Now I have nothing against trains, but all he is saying about them is that they became an important “place-marker” for visual media for several decades.  He uses seven examples throughout the chapter, and several of them focus on the filming techniques used.  Trains are an allegory for travel and connection in many ways and can be used to symbolize a smaller world because of technology.  People have used this symbolism a lot – but is it really supporting a “world on screen” argument?  I feel that it is more of a red-herring then direct evidence.  From a visual design perspective though it teaches an important lesson about artistic choice (we’ll get to this in a bit).

Comparing this argument (if it is one) to the powerful impact of “The Rise of the Networked Society” by Manuel Castells,  in which he has entire chapters in his 3 volume thesis on the rise of the internet, discusses visual communication architecture for an entire section of his second volume, and focuses on an intense connection across multiple academic spheres throughout to make his point clear, I would be far more satisfied reading Castells’ then with Mirzoeff’s chapter (Castells, 2011).
While the book feels ill-paced to me and does not focus on the subjects as much as I would prefer it is still a highly valuable book.  Mirzoeff’s argument throughout the fifth chapter is geared for a visual audience and intended to make one think of the technology as a powerful force in artistic mediums.  As I said previously it is a very accessible book to the public and I feel this is the intent of the class I am reading the book for as well.

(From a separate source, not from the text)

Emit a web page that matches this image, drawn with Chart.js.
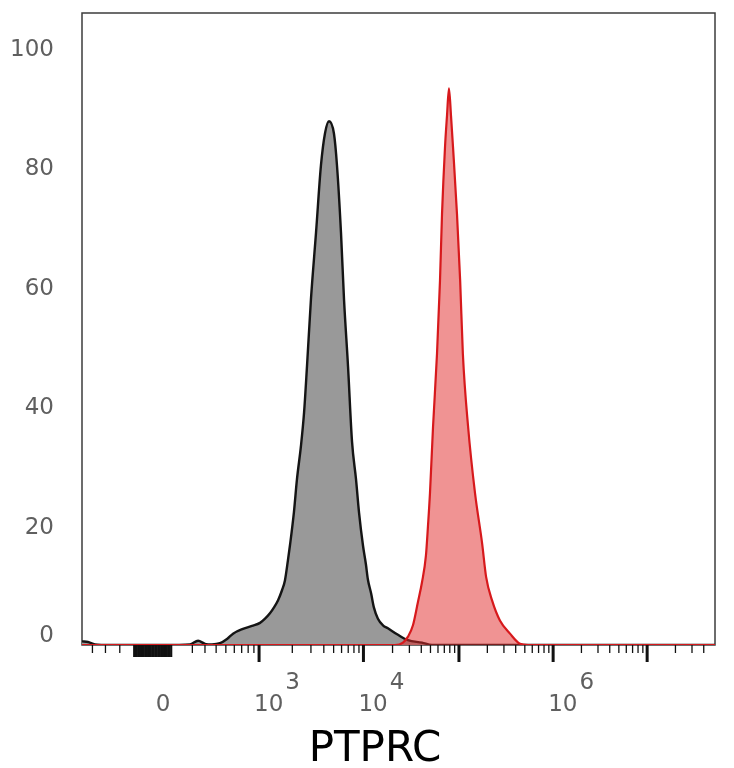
<!DOCTYPE html>
<html><head><meta charset="utf-8">
<script src="https://cdn.jsdelivr.net/npm/chart.js@4.4.1/dist/chart.umd.min.js"></script>
<style>html,body{margin:0;padding:0;background:#fff}canvas{display:block}</style>
</head><body>
<canvas id="c" width="734" height="768"></canvas>
<script>
// ---- data (fluorescence intensity on x, % of max on y) ----
const xAxisTitle = 'PTPRC';
const xRange = [-665, 52700000];
const yRange = [0, 105.7];
const yTicks = [0, 20, 40, 60, 80, 100];

const greyX = [-665, -604, -536, -400, 0, 182, 244, 300, 361, 438, 513, 584, 719, 866, 1020, 1130, 1250, 1360, 1480, 1610, 1710, 1820, 1900, 2070, 2210, 2410, 2580, 2750, 3000, 3360, 3750, 4110, 4500, 5040, 5400, 5920, 6350, 6970, 7650, 8400, 9010, 9900, 10600, 11100, 12000, 12800, 14100, 15900, 17900, 22800, 29000, 40700, 51900, 52700000];
const greyY = [0.6, 0.5, 0.1, 0, 0, 0.1, 0.7, 0.2, 0.1, 0.3, 1.0, 1.9, 2.7, 3.2, 3.7, 4.4, 5.3, 6.3, 7.5, 9.2, 10.8, 14.1, 16.6, 22.2, 27.7, 33.3, 38.9, 46.6, 57.8, 69.0, 80.2, 85.6, 87.6, 85.5, 80.2, 69.0, 57.8, 46.6, 34.0, 27.7, 22.2, 16.6, 13.5, 11.0, 8.6, 6.3, 4.4, 3.3, 2.8, 1.7, 0.8, 0.4, 0, 0];

const redX = [-665, 21200, 25700, 29000, 32700, 36900, 40700, 44800, 47100, 49400, 53200, 58600, 63000, 66200, 71200, 74700, 78400, 82400, 86500, 95300, 103000, 110000, 125000, 148000, 176000, 194000, 224000, 272000, 348000, 445000, 541000, 52700000];
const redY = [0, 0, 0.4, 1.4, 3.3, 7.2, 10.5, 15.0, 20.0, 25.4, 36.5, 48.7, 60.9, 72.1, 83.3, 88.5, 93.1, 88.5, 83.3, 72.1, 60.9, 48.7, 36.5, 25.4, 17.0, 11.4, 7.5, 4.1, 1.9, 0.2, 0, 0];

// ---- axis ticks (intensity values) ----
const majorTicks = [1e3, 1e4, 1e5, 1e6, 1e7];
const minorTicks = [-560, -440, -320, 200, 300, 400, 500, 600, 700, 800, 900,
  2000, 3000, 4000, 5000, 6000, 7000, 8000, 9000,
  20000, 30000, 40000, 50000, 60000, 70000, 80000, 90000,
  2e5, 3e5, 4e5, 5e5, 6e5, 7e5, 8e5, 9e5,
  2e6, 3e6, 4e6, 5e6, 6e6, 7e6, 8e6, 9e6,
  2e7, 3e7, 4e7];
const denseTicks = [-210, -200, -190, -180, -170, -160, -150, -140, -130, -120, -110, -100, -90, -80, -70, -60, -50, -40, -30, -20, -10, 0, 10, 20, 30, 40, 50];
const xLabelValues = [0, 1e3, 1e4, 1e6];
const xLabelBase = ['0', '10', '10', '10'];
const xLabelExp = ['', '3', '4', '6'];

// ---- biexponential (logicle-like) display transform ----
function biexS(u) { const P = 2.85, P2 = P * P; return 72.46 * (Math.pow(10, u) - P2 * Math.pow(10, -u / P) + P2 - 1); }
function toDisplay(v) { let lo = -3, hi = 9; for (let i = 0; i < 80; i++) { const m = (lo + hi) / 2; if (biexS(m) < v) lo = m; else hi = m; } return (lo + hi) / 2; }
const toPts = (xs, ys) => xs.map((x, i) => ({ x: toDisplay(x), y: ys[i] }));

const FONT = 'DejaVu Sans';
const framePlugin = {
  id: 'frame',
  beforeDatasetsDraw(chart) {
    const { ctx, chartArea: a } = chart;
    ctx.save();
    ctx.lineWidth = 1.5; ctx.strokeStyle = '#3c3c3c';
    ctx.strokeRect(a.left, a.top, a.right - a.left, a.bottom - a.top);
    ctx.restore();
  },
  afterDraw(chart) {
    const { ctx, chartArea: a, scales: { x } } = chart;
    const px = v => x.getPixelForValue(toDisplay(v));
    ctx.save();
    ctx.strokeStyle = '#111';
    const tick = (v, len, w) => { const p = px(v); ctx.lineWidth = w; ctx.beginPath(); ctx.moveTo(p, a.bottom); ctx.lineTo(p, a.bottom + len); ctx.stroke(); };
    minorTicks.forEach(v => tick(v, 8, 1.3));
    denseTicks.forEach(v => tick(v, 12, 2));
    majorTicks.forEach(v => tick(v, 17, 3));
    ctx.fillStyle = '#5f5f5f';
    ctx.font = '23px "' + FONT + '"';
    ctx.textBaseline = 'middle';
    xLabelValues.forEach((v, i) => {
      const p = px(v);
      if (!xLabelExp[i]) {
        ctx.textAlign = 'center'; ctx.fillText(xLabelBase[i], p - 1, a.bottom + 60);
      } else {
        ctx.textAlign = 'left';
        const x0 = p - 5;
        ctx.fillText(xLabelBase[i], x0, a.bottom + 60);
        const w = ctx.measureText(xLabelBase[i]).width;
        ctx.fillText(xLabelExp[i], x0 + w + 2, a.bottom + 38);
      }
    });
    // axis title
    ctx.fillStyle = '#000';
    ctx.font = '42px "' + FONT + '"';
    ctx.textAlign = 'center';
    ctx.fillText(xAxisTitle, 375, a.bottom + 105);
    ctx.restore();
  }
};

new Chart(document.getElementById('c').getContext('2d'), {
  type: 'line',
  data: {
    datasets: [
      { label: 'PTPRC', data: toPts(redX, redY), borderColor: '#d7191c', backgroundColor: 'rgba(226,40,40,0.5)', borderWidth: 2.2, fill: 'origin', pointRadius: 0, cubicInterpolationMode: 'monotone' },
      { label: 'Isotype', data: toPts(greyX, greyY), borderColor: '#141414', backgroundColor: '#999999', borderWidth: 2.4, fill: 'origin', pointRadius: 0, cubicInterpolationMode: 'monotone' }
    ]
  },
  options: {
    responsive: false, animation: false, devicePixelRatio: 1,
    layout: { padding: { left: 0, right: 19, top: 13, bottom: 0 } },
    plugins: { legend: { display: false }, tooltip: { enabled: false }, title: { display: false } },
    scales: {
      x: {
        type: 'linear', min: toDisplay(xRange[0]), max: toDisplay(xRange[1]),
        ticks: { display: false }, grid: { display: false }, border: { display: false },
        afterFit(s) { s.height = 123; s.paddingLeft = 0; s.paddingRight = 0; }
      },
      y: {
        min: yRange[0], max: yRange[1],
        afterBuildTicks(s) { s.ticks = yTicks.map(v => ({ value: v })); },
        ticks: { callback: v => v === 0 ? ['0', ''] : String(v), font: { family: FONT, size: 23, lineHeight: 1.0 }, color: '#5f5f5f', padding: 28, labelOffset: 2.5 },
        grid: { display: false, drawTicks: false }, border: { display: false },
        afterFit(s) { s.width = 82; s.paddingTop = 0; s.paddingBottom = 0; }
      }
    }
  },
  plugins: [framePlugin]
});
</script>
</body></html>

Moving on to the class, Massey University’s Wellington campus is a business/design school and the course is a freshman level course.  Many of the students have not heard of a socio-ecological scale, semiotics theory, rich media context theory, or most theories at all. They’ve likely been taught their elements and principles of design, the golden rule, and how to write a proper journal.  The class seems to appropriately gloss over the deep theory when considering the impact of digital media on communities, but they do focus on the benefits and power of symbolism in art work.  The class itself provided 17 sources from the public sphere to answer the question on technologies impact to the visual world.  It’s obvious that the class is geared toward the level of discussion Mirzoeff Provides.  Mirzoeff’s book is more likely than Castells to stoke their fires and help them learn.

For me though, it is not enough, so I would like to use this blog to analyze these questions a tad more in depth.  I’d like to go above-and-beyond so to speak.  Over the next few weeks I will be considering how the integration of visual technology will or has impacted the internet and physical spaces.  I will use important theories in communication, evidence from qualitative and quantitative analysis, and I will pull from important prior research in several disciplines.

Throughout the next month I plan to look at the topic of “communication technology” using the following thesis:

  • How our notions of 2-Dimensional hardware devices have swayed our perspectives of our online communities.
  • How motivations, Rich Media Context Theory, online environment, and Semiotics interact with the quality of online conversation.
  • The impact of online forum architecture – comparing BBS (bulletin board style) forums and Social Media formats of different sorts.
  • Why the term “Online Community Manager” is problematic considering these topics.

Of course, as these are not yet written they are subject to change, but I certainly hope that this will give you a good overall view of where I plan to go with the blog over the next month.  Weekly installments will publish every Friday and some extras may be present!

EDIT: I set 2 of these articles to publish over my Easter holiday break but apparently they are set in June >///>  This is entirely my fault and  I have scheduled them to publish 2 at a time every Wednesday instead to keep up with the school assignment.


Work Cited:

Castells, M. (2013). Rise of the Networked Society (3rd ed., Vol. 1). Wiley-Blackwell.

Mirzoeff, N. (2016). How to see the world: an introduction to images, from self-portraits to selfies, maps to movies, and more. New York: Basic Books.